- **INSTRUCTIONS FOR THE TASK**
Repeat the span of the entries below that starts at the line with "Rebuild this chart" and ends at the line with "const plodV = [0, 0, 0.0305, 0.031, 0.0312, 0.0002, 0.0002];", nothing more. Skip the pictures.

- **AVAILABLE RECORDS**

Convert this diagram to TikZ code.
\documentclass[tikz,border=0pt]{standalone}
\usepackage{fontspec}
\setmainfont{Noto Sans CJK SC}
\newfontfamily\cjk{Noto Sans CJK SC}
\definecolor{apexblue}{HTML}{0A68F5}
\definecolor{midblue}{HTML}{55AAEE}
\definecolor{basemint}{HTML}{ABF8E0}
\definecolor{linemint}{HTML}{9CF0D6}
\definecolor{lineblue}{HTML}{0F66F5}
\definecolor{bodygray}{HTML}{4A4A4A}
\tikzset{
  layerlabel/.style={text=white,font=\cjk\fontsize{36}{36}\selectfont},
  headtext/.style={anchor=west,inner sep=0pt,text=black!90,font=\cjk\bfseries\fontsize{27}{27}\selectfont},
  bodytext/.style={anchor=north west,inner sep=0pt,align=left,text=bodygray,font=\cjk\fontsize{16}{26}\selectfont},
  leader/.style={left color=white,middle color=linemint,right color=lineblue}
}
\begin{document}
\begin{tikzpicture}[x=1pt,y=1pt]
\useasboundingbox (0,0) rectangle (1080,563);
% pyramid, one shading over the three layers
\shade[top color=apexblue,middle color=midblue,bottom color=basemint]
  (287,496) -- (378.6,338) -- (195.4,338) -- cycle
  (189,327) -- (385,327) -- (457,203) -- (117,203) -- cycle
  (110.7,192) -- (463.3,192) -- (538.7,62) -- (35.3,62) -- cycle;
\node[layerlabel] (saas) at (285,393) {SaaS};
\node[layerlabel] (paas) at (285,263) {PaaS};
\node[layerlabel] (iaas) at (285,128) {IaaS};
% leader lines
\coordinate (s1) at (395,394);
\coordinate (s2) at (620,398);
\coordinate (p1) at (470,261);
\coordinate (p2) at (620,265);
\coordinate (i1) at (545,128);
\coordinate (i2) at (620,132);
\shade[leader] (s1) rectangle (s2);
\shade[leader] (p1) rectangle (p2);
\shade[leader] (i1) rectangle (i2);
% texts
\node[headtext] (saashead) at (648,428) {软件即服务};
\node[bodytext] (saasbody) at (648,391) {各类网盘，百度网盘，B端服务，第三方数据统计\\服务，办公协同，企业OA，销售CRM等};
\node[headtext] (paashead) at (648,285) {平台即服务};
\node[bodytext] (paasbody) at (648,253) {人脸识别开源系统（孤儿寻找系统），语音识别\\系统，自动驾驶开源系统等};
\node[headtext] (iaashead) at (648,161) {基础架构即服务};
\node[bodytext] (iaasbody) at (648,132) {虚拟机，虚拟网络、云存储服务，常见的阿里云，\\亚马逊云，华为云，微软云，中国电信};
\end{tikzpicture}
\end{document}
==
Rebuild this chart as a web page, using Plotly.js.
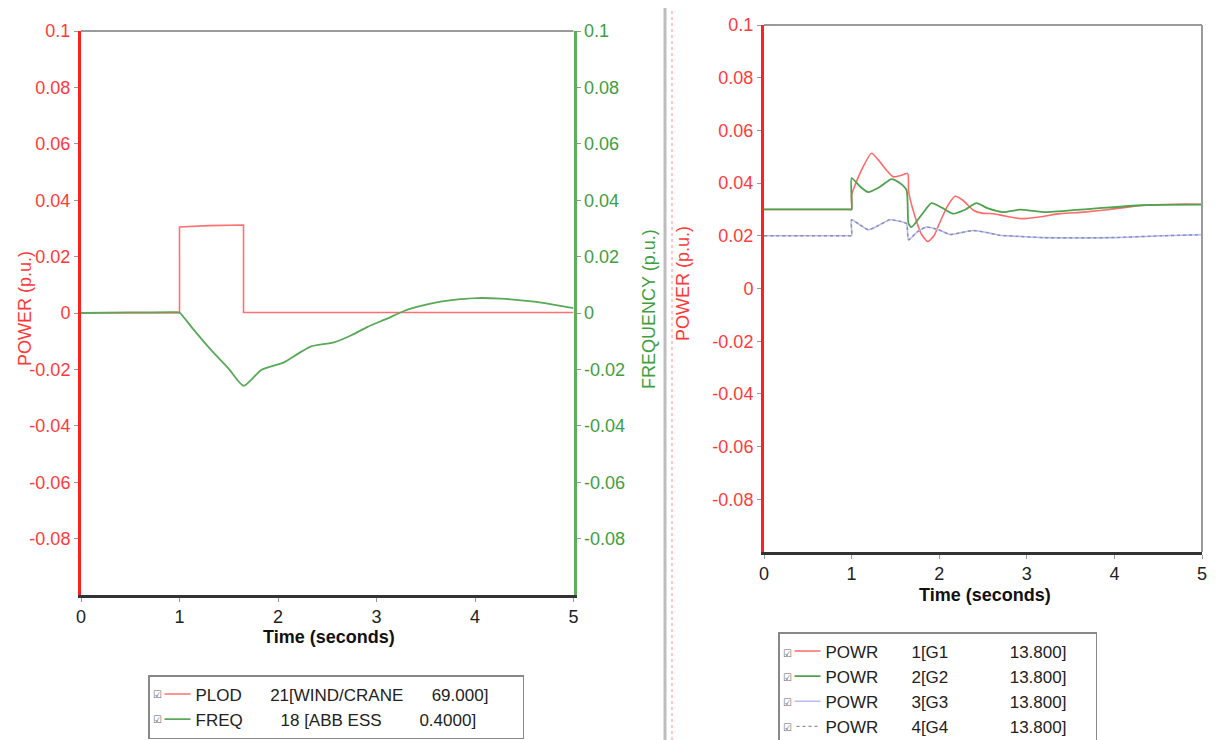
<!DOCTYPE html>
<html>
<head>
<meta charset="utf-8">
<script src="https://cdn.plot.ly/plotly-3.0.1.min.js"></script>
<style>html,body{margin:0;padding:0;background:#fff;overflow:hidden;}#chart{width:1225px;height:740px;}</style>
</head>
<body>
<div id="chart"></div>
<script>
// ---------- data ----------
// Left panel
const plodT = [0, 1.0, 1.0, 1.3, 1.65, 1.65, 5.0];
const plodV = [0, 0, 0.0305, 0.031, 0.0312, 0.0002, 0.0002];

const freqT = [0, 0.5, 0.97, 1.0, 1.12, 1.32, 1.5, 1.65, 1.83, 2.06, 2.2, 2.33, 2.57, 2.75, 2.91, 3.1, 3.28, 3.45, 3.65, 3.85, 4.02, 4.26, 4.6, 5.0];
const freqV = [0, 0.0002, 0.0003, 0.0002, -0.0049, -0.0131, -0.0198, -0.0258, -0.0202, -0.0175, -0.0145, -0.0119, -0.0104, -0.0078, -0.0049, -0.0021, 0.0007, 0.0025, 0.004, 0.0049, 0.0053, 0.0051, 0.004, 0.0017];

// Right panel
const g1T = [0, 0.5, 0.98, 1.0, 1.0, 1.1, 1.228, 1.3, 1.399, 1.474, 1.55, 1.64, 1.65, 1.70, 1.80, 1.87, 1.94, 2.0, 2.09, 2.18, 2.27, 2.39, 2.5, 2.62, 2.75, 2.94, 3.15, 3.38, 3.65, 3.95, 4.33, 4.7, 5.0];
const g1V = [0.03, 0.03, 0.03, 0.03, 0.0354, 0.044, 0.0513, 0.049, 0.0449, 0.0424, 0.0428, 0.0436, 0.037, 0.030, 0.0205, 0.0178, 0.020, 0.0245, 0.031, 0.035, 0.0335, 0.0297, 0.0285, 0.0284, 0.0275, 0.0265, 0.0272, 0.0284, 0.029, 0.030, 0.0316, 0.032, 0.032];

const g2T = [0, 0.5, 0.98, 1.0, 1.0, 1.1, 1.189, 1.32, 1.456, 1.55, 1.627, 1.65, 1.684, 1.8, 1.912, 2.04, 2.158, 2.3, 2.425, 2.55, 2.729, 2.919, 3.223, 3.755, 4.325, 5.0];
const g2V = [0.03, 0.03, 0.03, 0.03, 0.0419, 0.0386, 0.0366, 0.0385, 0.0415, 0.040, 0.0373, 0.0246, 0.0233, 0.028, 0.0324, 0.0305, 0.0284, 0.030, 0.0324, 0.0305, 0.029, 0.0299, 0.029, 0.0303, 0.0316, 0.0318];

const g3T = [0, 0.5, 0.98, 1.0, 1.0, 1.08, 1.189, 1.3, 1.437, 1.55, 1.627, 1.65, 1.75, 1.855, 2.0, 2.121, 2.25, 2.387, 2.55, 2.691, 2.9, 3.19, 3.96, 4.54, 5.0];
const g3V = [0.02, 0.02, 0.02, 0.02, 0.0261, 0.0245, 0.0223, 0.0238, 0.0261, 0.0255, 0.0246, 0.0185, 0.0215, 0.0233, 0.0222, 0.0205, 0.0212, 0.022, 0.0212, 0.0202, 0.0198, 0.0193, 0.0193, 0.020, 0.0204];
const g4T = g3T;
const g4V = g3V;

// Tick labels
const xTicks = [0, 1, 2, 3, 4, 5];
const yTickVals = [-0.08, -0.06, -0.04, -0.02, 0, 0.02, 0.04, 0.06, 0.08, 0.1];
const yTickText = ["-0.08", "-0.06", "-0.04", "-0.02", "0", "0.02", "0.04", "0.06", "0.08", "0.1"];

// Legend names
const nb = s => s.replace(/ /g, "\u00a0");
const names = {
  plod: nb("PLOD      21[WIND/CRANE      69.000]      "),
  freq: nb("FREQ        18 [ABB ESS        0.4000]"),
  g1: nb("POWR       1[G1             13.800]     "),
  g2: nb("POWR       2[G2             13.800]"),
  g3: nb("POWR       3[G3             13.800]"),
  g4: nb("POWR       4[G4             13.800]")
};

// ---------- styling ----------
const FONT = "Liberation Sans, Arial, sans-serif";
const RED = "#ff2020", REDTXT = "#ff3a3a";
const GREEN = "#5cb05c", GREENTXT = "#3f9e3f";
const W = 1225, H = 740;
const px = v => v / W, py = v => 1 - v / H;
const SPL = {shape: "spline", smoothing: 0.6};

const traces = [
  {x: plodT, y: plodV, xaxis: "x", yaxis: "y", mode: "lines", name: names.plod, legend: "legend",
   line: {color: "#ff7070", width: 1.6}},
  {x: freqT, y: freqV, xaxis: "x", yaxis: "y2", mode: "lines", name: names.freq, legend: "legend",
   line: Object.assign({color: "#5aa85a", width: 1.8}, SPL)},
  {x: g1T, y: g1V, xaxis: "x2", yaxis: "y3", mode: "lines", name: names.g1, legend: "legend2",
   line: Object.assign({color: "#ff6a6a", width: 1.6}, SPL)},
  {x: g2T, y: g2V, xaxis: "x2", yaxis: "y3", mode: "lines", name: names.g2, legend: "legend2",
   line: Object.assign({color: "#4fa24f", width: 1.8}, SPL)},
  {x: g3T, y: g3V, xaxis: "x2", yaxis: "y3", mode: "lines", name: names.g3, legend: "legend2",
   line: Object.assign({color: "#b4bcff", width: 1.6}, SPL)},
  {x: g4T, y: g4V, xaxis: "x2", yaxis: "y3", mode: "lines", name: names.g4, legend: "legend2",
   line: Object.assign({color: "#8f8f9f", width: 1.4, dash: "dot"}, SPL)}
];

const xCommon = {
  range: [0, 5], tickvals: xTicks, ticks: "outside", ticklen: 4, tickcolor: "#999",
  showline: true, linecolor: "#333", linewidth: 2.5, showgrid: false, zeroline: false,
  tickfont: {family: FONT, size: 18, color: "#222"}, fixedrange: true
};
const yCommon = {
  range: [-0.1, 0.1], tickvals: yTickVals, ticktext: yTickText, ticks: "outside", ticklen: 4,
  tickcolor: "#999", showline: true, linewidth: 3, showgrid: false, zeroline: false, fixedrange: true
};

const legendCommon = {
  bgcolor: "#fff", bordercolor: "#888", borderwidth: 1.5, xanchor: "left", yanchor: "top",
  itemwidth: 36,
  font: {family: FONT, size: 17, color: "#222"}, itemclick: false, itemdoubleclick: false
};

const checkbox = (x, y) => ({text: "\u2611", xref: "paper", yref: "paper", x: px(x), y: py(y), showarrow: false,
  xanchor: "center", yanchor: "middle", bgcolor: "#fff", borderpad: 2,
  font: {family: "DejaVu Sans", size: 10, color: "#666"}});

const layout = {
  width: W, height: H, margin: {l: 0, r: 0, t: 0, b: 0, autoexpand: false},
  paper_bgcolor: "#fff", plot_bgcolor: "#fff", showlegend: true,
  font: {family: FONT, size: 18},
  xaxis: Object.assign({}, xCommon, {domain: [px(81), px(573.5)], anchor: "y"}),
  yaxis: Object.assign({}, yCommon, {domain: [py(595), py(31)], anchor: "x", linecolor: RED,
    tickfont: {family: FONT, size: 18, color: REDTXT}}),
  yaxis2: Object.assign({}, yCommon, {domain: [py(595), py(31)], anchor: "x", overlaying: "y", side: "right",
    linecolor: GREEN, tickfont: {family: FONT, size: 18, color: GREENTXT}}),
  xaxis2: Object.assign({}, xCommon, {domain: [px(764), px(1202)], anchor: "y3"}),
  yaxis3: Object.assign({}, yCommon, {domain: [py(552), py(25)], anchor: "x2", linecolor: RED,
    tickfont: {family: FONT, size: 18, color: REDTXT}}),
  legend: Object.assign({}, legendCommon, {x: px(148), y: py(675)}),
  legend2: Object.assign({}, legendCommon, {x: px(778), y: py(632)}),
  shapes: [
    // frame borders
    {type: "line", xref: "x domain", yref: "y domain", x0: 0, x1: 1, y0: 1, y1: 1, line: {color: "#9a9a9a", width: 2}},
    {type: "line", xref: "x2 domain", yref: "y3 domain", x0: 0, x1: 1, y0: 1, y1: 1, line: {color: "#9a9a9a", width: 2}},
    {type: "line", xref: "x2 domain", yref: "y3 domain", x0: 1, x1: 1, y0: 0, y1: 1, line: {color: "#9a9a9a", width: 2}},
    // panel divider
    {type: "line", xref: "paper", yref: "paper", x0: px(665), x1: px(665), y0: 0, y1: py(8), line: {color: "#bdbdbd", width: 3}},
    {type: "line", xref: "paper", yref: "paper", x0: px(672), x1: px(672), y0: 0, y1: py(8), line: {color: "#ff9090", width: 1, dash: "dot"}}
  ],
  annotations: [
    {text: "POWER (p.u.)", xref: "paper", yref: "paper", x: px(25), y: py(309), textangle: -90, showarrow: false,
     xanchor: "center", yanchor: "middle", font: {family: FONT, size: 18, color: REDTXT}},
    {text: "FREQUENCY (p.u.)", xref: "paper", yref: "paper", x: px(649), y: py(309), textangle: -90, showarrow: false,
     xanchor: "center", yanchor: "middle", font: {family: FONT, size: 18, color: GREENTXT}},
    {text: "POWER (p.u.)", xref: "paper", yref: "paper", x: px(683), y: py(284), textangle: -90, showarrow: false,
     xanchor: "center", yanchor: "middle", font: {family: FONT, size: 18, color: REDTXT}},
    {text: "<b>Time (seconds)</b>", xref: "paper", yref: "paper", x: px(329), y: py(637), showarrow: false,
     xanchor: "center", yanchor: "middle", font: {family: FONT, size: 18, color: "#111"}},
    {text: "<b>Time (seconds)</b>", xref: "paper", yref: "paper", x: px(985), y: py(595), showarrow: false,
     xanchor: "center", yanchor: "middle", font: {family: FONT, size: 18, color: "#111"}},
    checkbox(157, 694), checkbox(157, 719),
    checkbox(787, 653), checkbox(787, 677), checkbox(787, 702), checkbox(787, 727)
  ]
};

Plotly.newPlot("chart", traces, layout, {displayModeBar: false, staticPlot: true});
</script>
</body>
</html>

- **REPLY**
Rebuild this chart as a web page, using Plotly.js.
<!DOCTYPE html>
<html>
<head>
<meta charset="utf-8">
<script src="https://cdn.plot.ly/plotly-3.0.1.min.js"></script>
<style>html,body{margin:0;padding:0;background:#fff;overflow:hidden;}#chart{width:1225px;height:740px;}</style>
</head>
<body>
<div id="chart"></div>
<script>
// ---------- data ----------
// Left panel
const plodT = [0, 1.0, 1.0, 1.3, 1.65, 1.65, 5.0];
const plodV = [0, 0, 0.0305, 0.031, 0.0312, 0.0002, 0.0002];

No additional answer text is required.